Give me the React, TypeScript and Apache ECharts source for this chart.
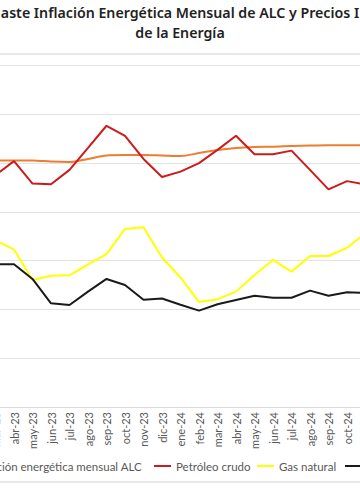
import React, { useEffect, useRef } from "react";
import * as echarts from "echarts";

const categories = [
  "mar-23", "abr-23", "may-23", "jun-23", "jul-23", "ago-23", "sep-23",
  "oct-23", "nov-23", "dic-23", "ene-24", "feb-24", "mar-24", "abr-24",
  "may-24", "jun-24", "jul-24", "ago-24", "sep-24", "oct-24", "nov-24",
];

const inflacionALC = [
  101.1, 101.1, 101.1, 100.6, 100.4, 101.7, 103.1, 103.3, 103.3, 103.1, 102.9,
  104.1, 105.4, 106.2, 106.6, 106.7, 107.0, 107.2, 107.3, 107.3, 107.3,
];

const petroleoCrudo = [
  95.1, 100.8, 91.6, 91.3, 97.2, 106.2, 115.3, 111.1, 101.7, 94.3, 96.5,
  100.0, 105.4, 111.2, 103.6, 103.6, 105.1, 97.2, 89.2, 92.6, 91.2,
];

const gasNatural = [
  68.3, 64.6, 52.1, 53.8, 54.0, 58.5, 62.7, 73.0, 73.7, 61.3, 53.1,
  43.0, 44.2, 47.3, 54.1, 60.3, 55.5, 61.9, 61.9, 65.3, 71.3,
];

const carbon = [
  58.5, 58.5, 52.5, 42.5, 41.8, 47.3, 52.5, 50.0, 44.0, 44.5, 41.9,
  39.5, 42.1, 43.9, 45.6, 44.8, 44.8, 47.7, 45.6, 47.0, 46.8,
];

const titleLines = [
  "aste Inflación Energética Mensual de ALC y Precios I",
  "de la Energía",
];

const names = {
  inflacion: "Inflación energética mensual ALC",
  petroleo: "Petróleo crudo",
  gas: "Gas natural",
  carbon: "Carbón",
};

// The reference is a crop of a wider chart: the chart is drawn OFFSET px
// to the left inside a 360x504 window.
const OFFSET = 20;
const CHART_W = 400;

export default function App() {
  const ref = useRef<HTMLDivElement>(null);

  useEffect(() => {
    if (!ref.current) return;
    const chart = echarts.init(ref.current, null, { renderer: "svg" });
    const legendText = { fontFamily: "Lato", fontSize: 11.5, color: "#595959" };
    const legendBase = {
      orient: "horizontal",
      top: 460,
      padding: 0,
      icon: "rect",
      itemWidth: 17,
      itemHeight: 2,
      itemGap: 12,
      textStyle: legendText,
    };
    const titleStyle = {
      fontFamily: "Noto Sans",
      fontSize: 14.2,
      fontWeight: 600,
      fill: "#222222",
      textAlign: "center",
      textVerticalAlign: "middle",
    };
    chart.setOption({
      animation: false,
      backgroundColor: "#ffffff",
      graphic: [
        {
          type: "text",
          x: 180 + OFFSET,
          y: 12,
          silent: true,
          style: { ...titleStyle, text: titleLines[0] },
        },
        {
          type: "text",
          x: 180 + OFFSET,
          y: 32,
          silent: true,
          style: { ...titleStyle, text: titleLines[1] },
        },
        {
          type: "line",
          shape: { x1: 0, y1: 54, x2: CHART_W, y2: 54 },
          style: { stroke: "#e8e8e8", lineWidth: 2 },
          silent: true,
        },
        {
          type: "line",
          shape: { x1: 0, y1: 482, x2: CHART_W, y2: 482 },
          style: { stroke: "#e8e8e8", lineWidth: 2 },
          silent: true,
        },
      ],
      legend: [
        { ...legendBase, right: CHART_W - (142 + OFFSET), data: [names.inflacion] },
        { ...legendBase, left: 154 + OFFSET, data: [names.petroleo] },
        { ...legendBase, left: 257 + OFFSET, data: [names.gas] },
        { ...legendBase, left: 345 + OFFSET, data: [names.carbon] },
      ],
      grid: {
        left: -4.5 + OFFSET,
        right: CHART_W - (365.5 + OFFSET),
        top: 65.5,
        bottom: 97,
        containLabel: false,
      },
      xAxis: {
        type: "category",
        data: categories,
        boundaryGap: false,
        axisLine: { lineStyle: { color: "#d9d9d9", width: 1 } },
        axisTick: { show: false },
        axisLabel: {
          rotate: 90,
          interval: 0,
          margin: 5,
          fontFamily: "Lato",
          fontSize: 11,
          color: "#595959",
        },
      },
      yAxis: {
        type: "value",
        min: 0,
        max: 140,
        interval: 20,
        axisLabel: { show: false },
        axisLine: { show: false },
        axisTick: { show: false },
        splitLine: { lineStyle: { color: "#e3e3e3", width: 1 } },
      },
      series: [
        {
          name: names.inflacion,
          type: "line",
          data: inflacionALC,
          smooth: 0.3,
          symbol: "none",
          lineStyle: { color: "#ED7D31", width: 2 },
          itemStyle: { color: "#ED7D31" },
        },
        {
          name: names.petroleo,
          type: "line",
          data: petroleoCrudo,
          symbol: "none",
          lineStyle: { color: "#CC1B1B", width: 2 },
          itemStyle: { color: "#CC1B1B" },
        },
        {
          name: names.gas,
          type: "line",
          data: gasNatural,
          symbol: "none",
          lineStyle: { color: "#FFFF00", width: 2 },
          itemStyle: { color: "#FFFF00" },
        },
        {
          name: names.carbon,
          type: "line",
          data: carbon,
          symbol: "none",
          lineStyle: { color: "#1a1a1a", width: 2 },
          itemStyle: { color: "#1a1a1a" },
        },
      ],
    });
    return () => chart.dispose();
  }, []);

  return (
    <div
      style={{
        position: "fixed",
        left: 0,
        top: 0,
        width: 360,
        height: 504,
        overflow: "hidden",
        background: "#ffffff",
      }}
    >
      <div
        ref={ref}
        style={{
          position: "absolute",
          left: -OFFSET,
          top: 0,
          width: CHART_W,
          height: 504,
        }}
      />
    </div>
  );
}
----------
• **Work instructions**
Return a copy of every line that includes the word "React".

• **The completed task**
Give me the React, TypeScript and Apache ECharts source for this chart.
import React, { useEffect, useRef } from "react";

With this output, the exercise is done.